DAY & FABER master drawings


DAY & FABER master drawings

    William Rimer (London 1825 - London 1892)



    signed lower left
    pen and brown ink with brown wash
    216 x 267 mm


    Private collection, UK


    FOR thus it chanced one morn when all the court,
    Green-suited, but with plumes that mock’d the may.
    Had been, their wont, a-maying and return’d. That Modred still in green, all ear and eye. Climb’d to the high top of the garden-wall To spy some secret scandal if he might,
    And saw the Queen who sat betwixt her best
    Enid, and lissome Vivien, of her court
    The wiliest and the worst ; and more than this
    He saw not, for Sir Lancelot passing by
    Spied where he couch’d, and as the gardener’s hand
    Picks from the colewort a green caterpillar.
    So from the high wall and the flowering grove Of grasses Lancelot pluck’d him by the heel,
    And cast him as a worm upon the way.

    As both a painter of historical scenes and an illustrator of books, William Rimer was an artist very much of his time. The subject matter of his paintings are typically Romantic, from Children Playing in a private collection, to a reproduction of Joshua Reynolds’ Fortune Teller at Knole in Kent. In stylistic terms, Rimer’s outline drawings show the influence of the German tradition, popularised by Moritz Retzsch and the artists of the Nazarene School.

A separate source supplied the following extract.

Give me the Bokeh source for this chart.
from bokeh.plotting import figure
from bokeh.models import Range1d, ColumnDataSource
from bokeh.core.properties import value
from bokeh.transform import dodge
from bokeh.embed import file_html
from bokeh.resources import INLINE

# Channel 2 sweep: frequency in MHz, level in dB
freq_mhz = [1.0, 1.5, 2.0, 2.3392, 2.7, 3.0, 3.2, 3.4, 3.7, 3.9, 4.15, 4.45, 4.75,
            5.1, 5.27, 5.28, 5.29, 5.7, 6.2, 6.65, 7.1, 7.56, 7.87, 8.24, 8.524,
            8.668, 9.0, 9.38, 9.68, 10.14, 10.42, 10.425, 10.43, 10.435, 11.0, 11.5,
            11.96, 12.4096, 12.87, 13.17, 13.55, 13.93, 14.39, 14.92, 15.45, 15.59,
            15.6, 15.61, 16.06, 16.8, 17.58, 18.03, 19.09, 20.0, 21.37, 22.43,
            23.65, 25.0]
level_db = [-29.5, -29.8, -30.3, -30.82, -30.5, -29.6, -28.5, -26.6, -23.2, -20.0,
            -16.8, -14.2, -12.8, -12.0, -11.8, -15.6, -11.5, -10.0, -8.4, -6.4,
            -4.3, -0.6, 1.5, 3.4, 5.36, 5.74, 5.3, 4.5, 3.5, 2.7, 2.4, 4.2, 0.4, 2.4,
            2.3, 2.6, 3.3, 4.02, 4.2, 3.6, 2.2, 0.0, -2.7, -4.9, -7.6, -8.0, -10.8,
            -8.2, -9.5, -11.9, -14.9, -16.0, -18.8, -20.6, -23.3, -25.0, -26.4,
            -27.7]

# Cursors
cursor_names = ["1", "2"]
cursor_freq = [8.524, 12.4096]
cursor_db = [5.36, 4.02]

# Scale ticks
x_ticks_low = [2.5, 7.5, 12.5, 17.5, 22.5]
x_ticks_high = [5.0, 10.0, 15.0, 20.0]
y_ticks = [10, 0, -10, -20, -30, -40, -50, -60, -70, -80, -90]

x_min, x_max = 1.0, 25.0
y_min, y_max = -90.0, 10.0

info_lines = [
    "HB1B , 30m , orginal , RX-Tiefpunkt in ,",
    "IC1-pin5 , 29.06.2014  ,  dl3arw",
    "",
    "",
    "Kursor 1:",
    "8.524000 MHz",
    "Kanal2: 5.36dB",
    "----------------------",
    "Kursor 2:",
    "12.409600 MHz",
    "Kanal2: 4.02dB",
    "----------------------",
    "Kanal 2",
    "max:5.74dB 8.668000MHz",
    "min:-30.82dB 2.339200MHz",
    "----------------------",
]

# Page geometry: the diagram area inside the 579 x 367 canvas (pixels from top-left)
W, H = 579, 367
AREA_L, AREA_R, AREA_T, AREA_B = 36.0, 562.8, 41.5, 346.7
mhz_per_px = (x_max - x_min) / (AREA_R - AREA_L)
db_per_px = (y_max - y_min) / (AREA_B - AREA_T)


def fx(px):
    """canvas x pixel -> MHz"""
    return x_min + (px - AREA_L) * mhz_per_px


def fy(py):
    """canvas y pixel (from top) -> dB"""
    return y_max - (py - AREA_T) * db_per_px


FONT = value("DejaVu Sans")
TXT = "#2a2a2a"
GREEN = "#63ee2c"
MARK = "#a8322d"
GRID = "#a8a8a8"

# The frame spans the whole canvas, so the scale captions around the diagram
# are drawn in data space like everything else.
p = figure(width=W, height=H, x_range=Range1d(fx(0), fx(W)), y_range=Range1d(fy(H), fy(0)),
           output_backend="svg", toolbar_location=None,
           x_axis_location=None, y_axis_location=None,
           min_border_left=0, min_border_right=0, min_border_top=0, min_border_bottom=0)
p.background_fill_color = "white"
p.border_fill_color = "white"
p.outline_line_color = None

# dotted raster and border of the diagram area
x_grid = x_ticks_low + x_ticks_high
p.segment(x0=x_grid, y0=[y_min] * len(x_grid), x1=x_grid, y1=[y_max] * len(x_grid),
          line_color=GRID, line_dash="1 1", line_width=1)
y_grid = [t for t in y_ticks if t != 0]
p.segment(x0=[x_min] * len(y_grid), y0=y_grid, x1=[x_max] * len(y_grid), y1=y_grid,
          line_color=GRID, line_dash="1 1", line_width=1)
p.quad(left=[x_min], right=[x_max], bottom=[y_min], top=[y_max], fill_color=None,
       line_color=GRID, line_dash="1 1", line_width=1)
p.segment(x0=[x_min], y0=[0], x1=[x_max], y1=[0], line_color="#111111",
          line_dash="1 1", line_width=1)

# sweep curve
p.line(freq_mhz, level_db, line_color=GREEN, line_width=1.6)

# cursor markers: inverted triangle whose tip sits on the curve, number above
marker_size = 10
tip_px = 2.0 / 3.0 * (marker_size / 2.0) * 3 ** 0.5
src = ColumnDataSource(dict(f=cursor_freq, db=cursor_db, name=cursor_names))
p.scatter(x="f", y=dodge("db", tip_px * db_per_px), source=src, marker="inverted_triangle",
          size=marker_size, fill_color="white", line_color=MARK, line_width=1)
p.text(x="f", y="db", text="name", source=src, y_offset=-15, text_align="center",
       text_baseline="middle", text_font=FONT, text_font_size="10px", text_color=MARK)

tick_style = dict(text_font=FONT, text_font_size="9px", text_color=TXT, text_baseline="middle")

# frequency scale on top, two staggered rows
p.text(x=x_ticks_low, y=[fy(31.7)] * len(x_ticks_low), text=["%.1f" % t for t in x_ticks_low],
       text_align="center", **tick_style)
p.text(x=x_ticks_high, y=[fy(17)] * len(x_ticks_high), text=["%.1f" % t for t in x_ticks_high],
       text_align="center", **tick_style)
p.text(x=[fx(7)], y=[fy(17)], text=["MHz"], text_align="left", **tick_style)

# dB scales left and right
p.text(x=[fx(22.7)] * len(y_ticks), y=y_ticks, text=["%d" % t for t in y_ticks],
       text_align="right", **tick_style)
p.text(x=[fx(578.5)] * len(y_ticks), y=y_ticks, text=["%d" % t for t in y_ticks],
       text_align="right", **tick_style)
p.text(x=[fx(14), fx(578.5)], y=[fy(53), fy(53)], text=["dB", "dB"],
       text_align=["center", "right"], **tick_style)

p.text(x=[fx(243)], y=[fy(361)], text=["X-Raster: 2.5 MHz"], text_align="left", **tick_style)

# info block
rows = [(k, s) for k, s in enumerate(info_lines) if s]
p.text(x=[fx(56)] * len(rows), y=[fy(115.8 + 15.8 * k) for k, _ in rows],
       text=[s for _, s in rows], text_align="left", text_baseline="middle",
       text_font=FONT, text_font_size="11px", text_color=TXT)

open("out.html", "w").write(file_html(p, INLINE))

    In 1844 Rimer won the Art Union of London’s illustration competition with designs for James Thomson’s poem, The Castle of Indolence. Rimer’s winning designs were engraved and finally published in 1847. A complete set of these prints can be seen in the collection of the British Museum, London. Rimer entered the competition again in 1863 with designs for Alfred, Lord Tennyson’s Idylls of the King. The twelve poems of the cycle, which recount King Arthur’s efforts to create the perfect kingdom, are accompanied by twelve illustrations. One of these original designs, Merlin and Vivien, is in the British Museum. A second drawing from Rimer’s entry sold at Rosebery’s in 2004 and the third known illustration is presented here. The drawing depicts Sir Lancelot’s discovery of the traiterous Mordred spying on Lady Guinevere. As in the poem, Lancelot raises his arm to “[pluck] him by the heel, And cast him as a worm upon the way”.